Rob Anderson, MLA for Airdrie/Chestermere with Irricana, Beiseker, and Rocky View as part of his constituency, was present at this meeting and expressed support for the Commission. Rob was a representative of the Progressive Conservative party but he became disillusioned and is now an Independent. He backed up what the Commission was saying and advised that ratepayers in these communities had to become vocal with their provincial government and representatives, using a petition as a force to be reckoned with. "This government is totally reactive and they understand electoral pain. Make them understand your vote depends on their reaction to this issue." He stated he would take their letters and their petition to the government. "I would be happy to help you elevate this issue in the legislature."

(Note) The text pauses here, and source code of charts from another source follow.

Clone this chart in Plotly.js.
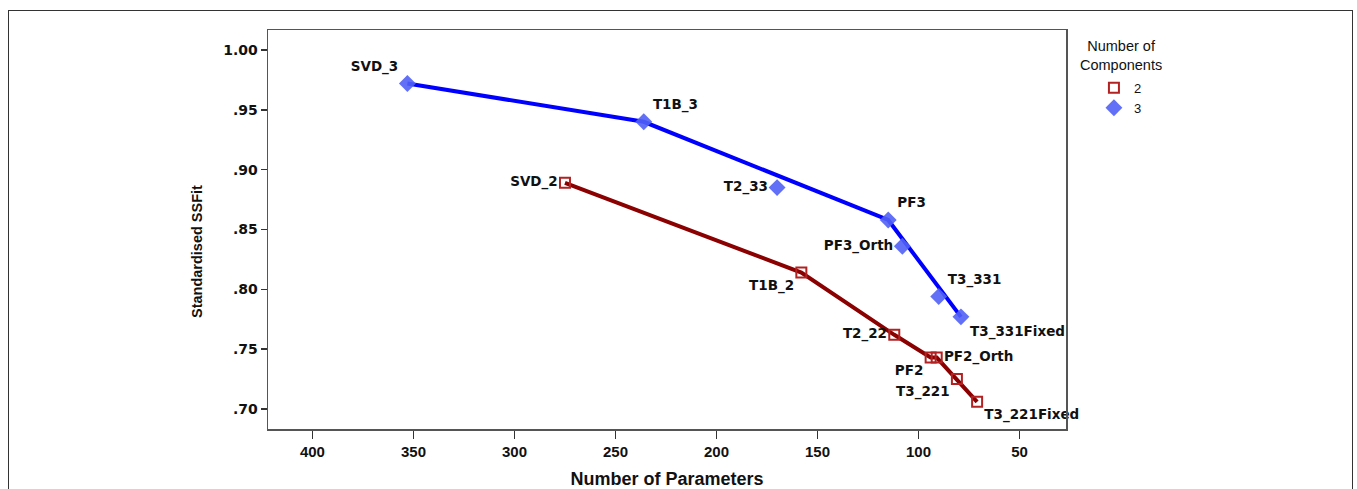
<!DOCTYPE html>
<html>
<head>
<meta charset="utf-8">
<script src="https://cdn.plot.ly/plotly-3.0.1.min.js"></script>
<style>
html,body{margin:0;padding:0;background:#fff;}
#wrap{position:relative;width:1357px;height:489px;overflow:hidden;}
#chart{position:absolute;left:0;top:0;width:1357px;height:489px;}
#frame{position:absolute;left:8px;top:10px;width:1343px;height:520px;border:1.5px solid #333;pointer-events:none;}
</style>
</head>
<body>
<div id="wrap"><div id="chart"></div><div id="frame"></div></div>
<script>
// ---- data ----
const names2 = ["SVD_2", "T1B_2", "T2_22", "PF2", "PF2_Orth", "T3_221", "T3_221Fixed"];
const params2 = [275, 158, 112, 94, 91, 81, 71];
const fit2 = [0.889, 0.814, 0.762, 0.743, 0.743, 0.725, 0.706];
const frontier2 = ["SVD_2", "T1B_2", "T2_22", "PF2", "PF2_Orth", "T3_221", "T3_221Fixed"];

const names3 = ["SVD_3", "T1B_3", "T2_33", "PF3", "PF3_Orth", "T3_331", "T3_331Fixed"];
const params3 = [353, 236, 170, 115, 108, 90, 79];
const fit3 = [0.972, 0.940, 0.885, 0.858, 0.836, 0.794, 0.777];
const frontier3 = ["SVD_3", "T1B_3", "PF3", "T3_331Fixed"];

const yTickVals = [0.70, 0.75, 0.80, 0.85, 0.90, 0.95, 1.00];
const yTickText = [".70", ".75", ".80", ".85", ".90", ".95", "1.00"];
const xTickVals = [400, 350, 300, 250, 200, 150, 100, 50];
const xTickText = ["400", "350", "300", "250", "200", "150", "100", "50"];
const legendTitle = "Number of<br>Components";
const xTitle = "Number of Parameters";
const yTitle = "Standardised SSFit";

// ---- styles ----
const labelPos = {
  "SVD_3": "top left", "T1B_3": "top right", "T2_33": "middle left", "PF3": "top right",
  "PF3_Orth": "middle left", "T3_331": "top right", "T3_331Fixed": "bottom right",
  "SVD_2": "middle left", "T1B_2": "bottom left", "T2_22": "middle left", "PF2": "bottom left",
  "PF2_Orth": "middle right", "T3_221": "bottom left", "T3_221Fixed": "bottom right"
};
const labelFont = {family: "DejaVu Sans, Verdana, sans-serif", size: 13.5, color: "#111", weight: "bold"};

function sub(names, xs, ys, keep) {
  const x = [], y = [];
  names.forEach((n, i) => { if (keep.includes(n)) { x.push(xs[i]); y.push(ys[i]); } });
  return {x, y};
}
const l2 = sub(names2, params2, fit2, frontier2);
const l3 = sub(names3, params3, fit3, frontier3);

const traces = [
  {x: l2.x, y: l2.y, mode: "lines", line: {color: "#8b0000", width: 4}, showlegend: false, hoverinfo: "skip"},
  {x: l3.x, y: l3.y, mode: "lines", line: {color: "#0000ff", width: 4}, showlegend: false, hoverinfo: "skip"},
  {x: params2, y: fit2, text: names2, name: "2", mode: "markers+text", cliponaxis: false,
   textposition: names2.map(n => labelPos[n]), textfont: labelFont,
   marker: {symbol: "square-open", size: 10, color: "#b22222", line: {width: 2, color: "#b22222"}}},
  {x: params3, y: fit3, text: names3, name: "3", mode: "markers+text", cliponaxis: false,
   textposition: names3.map(n => labelPos[n]), textfont: labelFont,
   marker: {symbol: "diamond", size: 13, color: "rgba(80,96,245,0.9)"}}
];

const layout = {
  width: 1357, height: 489,
  margin: {l: 268, r: 291, t: 30, b: 60, pad: 0},
  paper_bgcolor: "#fff", plot_bgcolor: "#fff",
  xaxis: {
    range: [422, 27], tickvals: xTickVals, ticktext: xTickText,
    showgrid: false, zeroline: false, showline: true, mirror: true,
    linecolor: "#555", linewidth: 1.5, ticks: "outside", ticklen: 8, tickcolor: "#333", tickwidth: 1.5,
    tickfont: {family: "Liberation Sans, Arial, sans-serif", size: 15, color: "#111", weight: "bold"},
    title: {text: xTitle, standoff: 14,
      font: {family: "Liberation Sans, Arial, sans-serif", size: 18, color: "#111", weight: "bold"}}
  },
  yaxis: {
    range: [0.6833, 1.0167], tickvals: yTickVals, ticktext: yTickText,
    showgrid: false, zeroline: false, showline: true, mirror: true,
    linecolor: "#555", linewidth: 1.5, ticks: "outside", ticklen: 6, tickcolor: "#333", tickwidth: 1.5,
    tickfont: {family: "DejaVu Sans, Verdana, sans-serif", size: 14, color: "#111", weight: "bold"}
  },
  annotations: [
    {text: yTitle, textangle: -90, xref: "paper", yref: "paper", x: -0.089, y: 0.446,
     xanchor: "center", yanchor: "middle", showarrow: false,
     font: {family: "Liberation Sans, Arial, sans-serif", size: 14.5, color: "#111", weight: "bold"}},
    {text: legendTitle, xref: "paper", yref: "paper", x: 1.069, y: 0.937,
     xanchor: "center", yanchor: "middle", showarrow: false, align: "center",
     font: {family: "Liberation Sans, Arial, sans-serif", size: 14.5, color: "#111"}}
  ],
  legend: {
    x: 1.035, y: 0.8925, xanchor: "left", yanchor: "top",
    font: {family: "Liberation Sans, Arial, sans-serif", size: 13, color: "#111"},
    itemwidth: 30, tracegroupgap: 0, bgcolor: "rgba(0,0,0,0)"
  },
  showlegend: true
};

Plotly.newPlot("chart", traces, layout, {displayModeBar: false, staticPlot: true});
</script>
</body>
</html>
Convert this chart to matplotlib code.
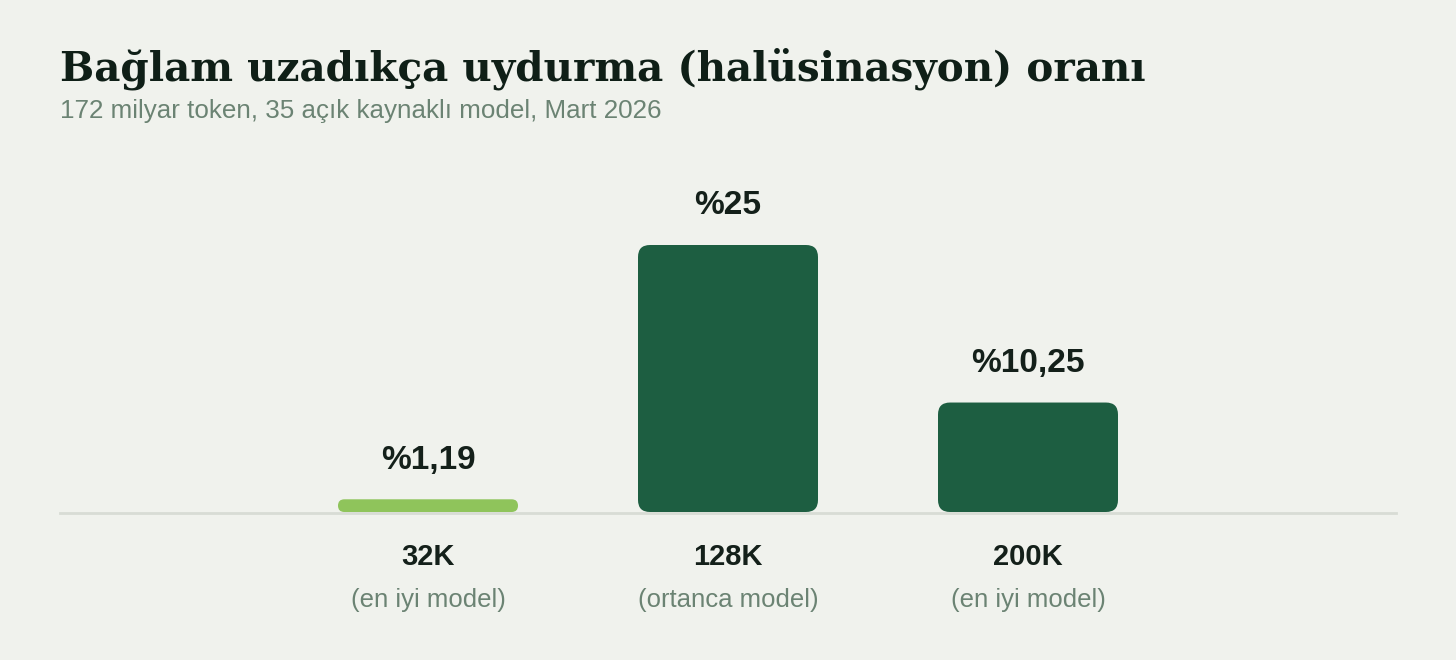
import matplotlib
matplotlib.use("Agg")
import matplotlib.pyplot as plt
from matplotlib.patches import FancyBboxPatch

# Data
contexts = ["32K", "128K", "200K"]
notes = ["(en iyi model)", "(ortanca model)", "(en iyi model)"]
rates = [1.19, 25, 10.25]
rate_labels = ["%1,19", "%25", "%10,25"]
bar_colors = ["#8fc45b", "#1d5e41", "#1d5e41"]

title = "Bağlam uzadıkça uydurma (halüsinasyon) oranı"
subtitle = "172 milyar token, 35 açık kaynaklı model, Mart 2026"

BG = "#f0f2ed"
W, H = 1456, 660

fig = plt.figure(figsize=(W / 100, H / 100), dpi=100, facecolor=BG)

# axes: x from 60 to 1396 px, baseline at y=512 px, top at 180 px
ax = fig.add_axes([60 / W, (H - 512) / H, 1336 / W, 332 / H])
ax.set_facecolor(BG)
px_per_x = 300.0
px_per_y = 267 / 25.0
ax.set_xlim(-368 / px_per_x, 2 + 368 / px_per_x)
ax.set_ylim(0, 332 / px_per_y)
ax.axis("off")

# baseline
ax.axhline(-0.1, color="#d8dcd5", lw=2, zorder=1, clip_on=False)

bar_w = 0.6
aspect = px_per_x / px_per_y
radius = 12 / px_per_x
for i, (v, c) in enumerate(zip(rates, bar_colors)):
    r = min(radius, v / aspect / 2)
    patch = FancyBboxPatch((i - bar_w / 2, 0), bar_w, v,
                           boxstyle=f"round,pad=0,rounding_size={r}",
                           mutation_aspect=aspect, fc=c, ec="none", zorder=2)
    ax.add_patch(patch)
    ax.annotate(rate_labels[i], (i, v), xytext=(0, 22), textcoords="offset points",
                ha="center", va="baseline", fontsize=24, fontweight="bold",
                color="#14201a", family="Liberation Sans")
    ax.annotate(contexts[i], (i, 0), xytext=(0, -32.5), textcoords="offset points",
                ha="center", va="center", fontsize=21, fontweight="bold",
                color="#14201a", family="Liberation Sans", annotation_clip=False)
    ax.annotate(notes[i], (i, 0), xytext=(0, -63.5), textcoords="offset points",
                ha="center", va="center", fontsize=18.5,
                color="#6b8373", family="Liberation Sans", annotation_clip=False)

fig.text(60 / W, 1 - 80 / H, title, ha="left", va="baseline", fontsize=29.2,
         fontweight="bold", family="DejaVu Serif", color="#0f1f17")
fig.text(60 / W, 1 - 118 / H, subtitle, ha="left", va="baseline", fontsize=18.7,
         family="Liberation Sans", color="#6b8373")

fig.savefig("out.png", dpi=100, facecolor=BG)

Since the Commission does not have its own website, Kneehill County said it would provide, on its website a link, to give residents addresses and contacts for their letters. The Commission would formulate a petition for ratepayers to start signing. There was a hope that the communities and Councils of Drumheller and Three Hills would also support the petition. The Commission also stated, once it had time to digest the report, that they would be forthcoming with a formal statement that they would publish.